How people hold fake contests and piss others off
You could hold a regular contest where you pretend to give away something and draw random names, tell them they won and never ship the present. Pretty nasty if you ask me, but you will probably get double the publicity, because those guys will write about how they didn’t get their winnings. This is the stupid way to hold a fake contest. And believe me, when you browse the webs you will find occasional posts where people are angry that they didn’t win.
How to hold Ninja like fake contests – No One saw what happened
Then there is the way where no one gets hurt. Not literally and still this is nothing people are advised to do. It’s easy to imagine that when you are running a few blogs that are not connected to each other to simply run your contest on your main blog, most people have more than one blog when they try to make money online. Now let’s think who could win the prizes on your other blogs? You didn’t personalize them yet and might even have some fake identities there. So what do you do now? Well easy… give away the prizes to … yourself … most people take part in a contest to win something, but in case they don’t win and just had to join a mailing list / feed, most people don’t bother. Unless you tell them that they won and don’t give anything to them, then they get angry. The goal of blogging contests is to build. Build your blog, mailing list, feed subscribers, just build your follower base or the foundation your blog is build on.

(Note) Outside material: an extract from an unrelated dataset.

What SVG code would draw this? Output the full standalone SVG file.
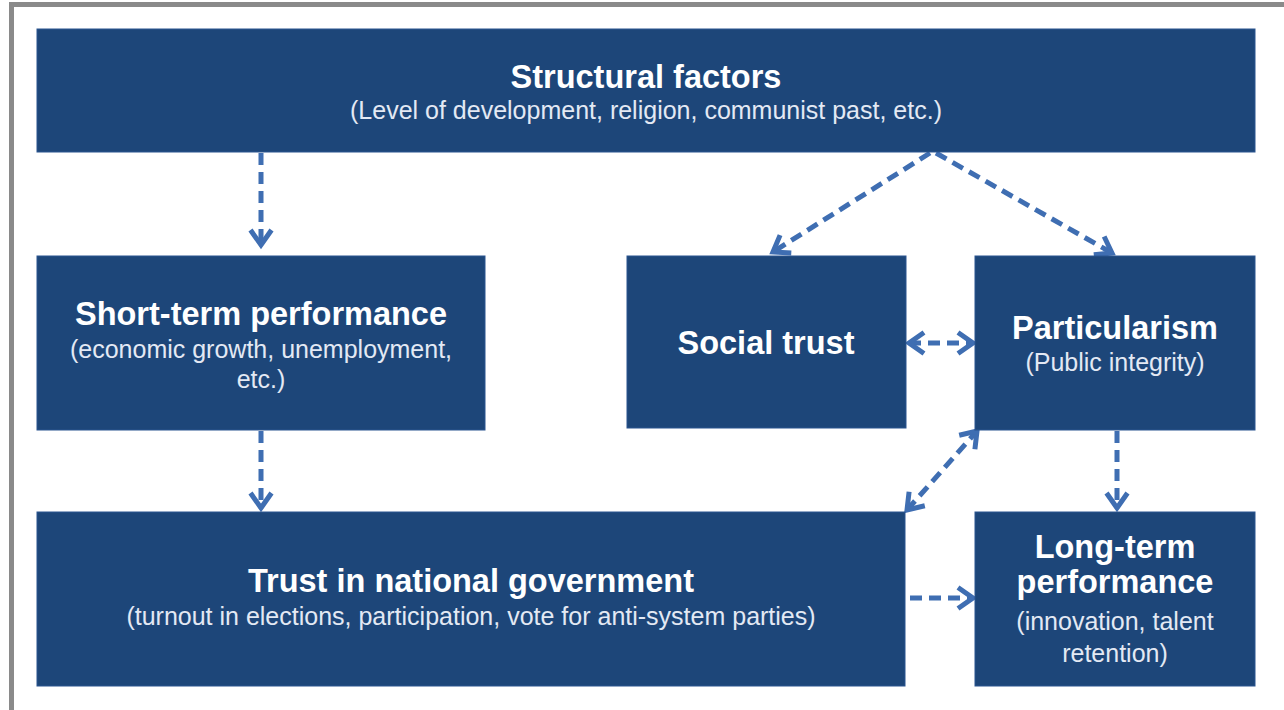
<svg xmlns="http://www.w3.org/2000/svg" width="1284" height="710" viewBox="0 0 1284 710">
<style>
.box{fill:#1d4679;stroke:#2a5590;stroke-width:1}
.t{font-family:"Liberation Sans",Arial,sans-serif;font-weight:bold;font-size:32.5px;fill:#ffffff;text-anchor:middle}
.s{font-family:"Liberation Sans",Arial,sans-serif;font-size:25px;fill:#e3e9f4;text-anchor:middle}
.c{fill:none;stroke:#3f6eb2;stroke-width:5;stroke-dasharray:12 7}
</style>
<defs>
<marker id="ah" markerUnits="userSpaceOnUse" viewBox="0 0 26 26" markerWidth="26" markerHeight="26" refX="21" refY="13" orient="auto-start-reverse">
<path d="M6,2.5 L21,13 L6,23.5" fill="none" stroke="#3f6eb2" stroke-width="5" stroke-linejoin="miter"/>
</marker>
</defs>
<rect x="0" y="0" width="1284" height="710" fill="#ffffff"/>
<rect x="9" y="2" width="1275" height="5" fill="#8a8a8a"/>
<rect x="9" y="2" width="5" height="708" fill="#8a8a8a"/>

<g id="connectors">
<path class="c" d="M261,153 V245" marker-end="url(#ah)"/>
<path class="c" d="M930,153 L773,252" marker-end="url(#ah)"/>
<path class="c" d="M936,153 L1112,253" marker-end="url(#ah)"/>
<path class="c" d="M909,343 H973" marker-start="url(#ah)" marker-end="url(#ah)"/>
<path class="c" d="M907,510 L977,431" marker-start="url(#ah)" marker-end="url(#ah)"/>
<path class="c" d="M1117,431 V508" marker-end="url(#ah)"/>
<path class="c" d="M261,431 V508" marker-end="url(#ah)"/>
<path class="c" d="M910,598 H973" marker-end="url(#ah)"/>
</g>

<g id="structural">
<rect class="box" x="37" y="29" width="1218" height="123"/>
<text class="t" x="646" y="88">Structural factors</text>
<text class="s" x="646" y="119">(Level of development, religion, communist past, etc.)</text>
</g>
<g id="short-term">
<rect class="box" x="37" y="256" width="448" height="174"/>
<text class="t" x="261" y="325">Short-term performance</text>
<text class="s" x="261" y="358">(economic growth, unemployment,</text>
<text class="s" x="261" y="388">etc.)</text>
</g>
<g id="social-trust">
<rect class="box" x="627" y="256" width="279" height="172"/>
<text class="t" x="766" y="354">Social trust</text>
</g>
<g id="particularism">
<rect class="box" x="975" y="256" width="280" height="174"/>
<text class="t" x="1115" y="339">Particularism</text>
<text class="s" x="1115" y="371">(Public integrity)</text>
</g>
<g id="trust-gov">
<rect class="box" x="37" y="512" width="868" height="174"/>
<text class="t" x="471" y="592">Trust in national government</text>
<text class="s" x="471" y="625">(turnout in elections, participation, vote for anti-system parties)</text>
</g>
<g id="long-term">
<rect class="box" x="975" y="512" width="280" height="174"/>
<text class="t" x="1115" y="558">Long-term</text>
<text class="t" x="1115" y="593">performance</text>
<text class="s" x="1115" y="630">(innovation, talent</text>
<text class="s" x="1115" y="662">retention)</text>
</g>
</svg>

Taking a fake contest to the next level
A fake contest doesn’t have to stay a fake contest, there might be even sponsors joining your contest and you could start giving away stuff that you, or rather your sponsors, actually have.
What’s the legal side of this? Well probably a contest like this is highly illegal, but the question is what are people required to do to take part in a contest like this? How many people are actually caring about a contest once it is over and they didn’t win? Most likely… no one. Unless you show them a few stats and how great you did, or add some pictures of people using your stuff.
The bottom line: Take care what you take part in!
A fake contest is some nasty thing and in case you take part in a contest, just make sure that you can actually win something. See pictures with the people holding the prizes, or rather videos, everyone can fake a photo nowadays, it’s harder to fake a video for most people. Look at what you have to do, in case you have to give a lot just make sure you can receive a lot, if you give little it’s not that important if you win or not. There are so many contest blogs that just exist for the sake of taking part in a contest, why shouldn’t there be contests that are just designed to gain money and readers on the other side? Easy, because something like this is below the ethics of most people and probably illegal.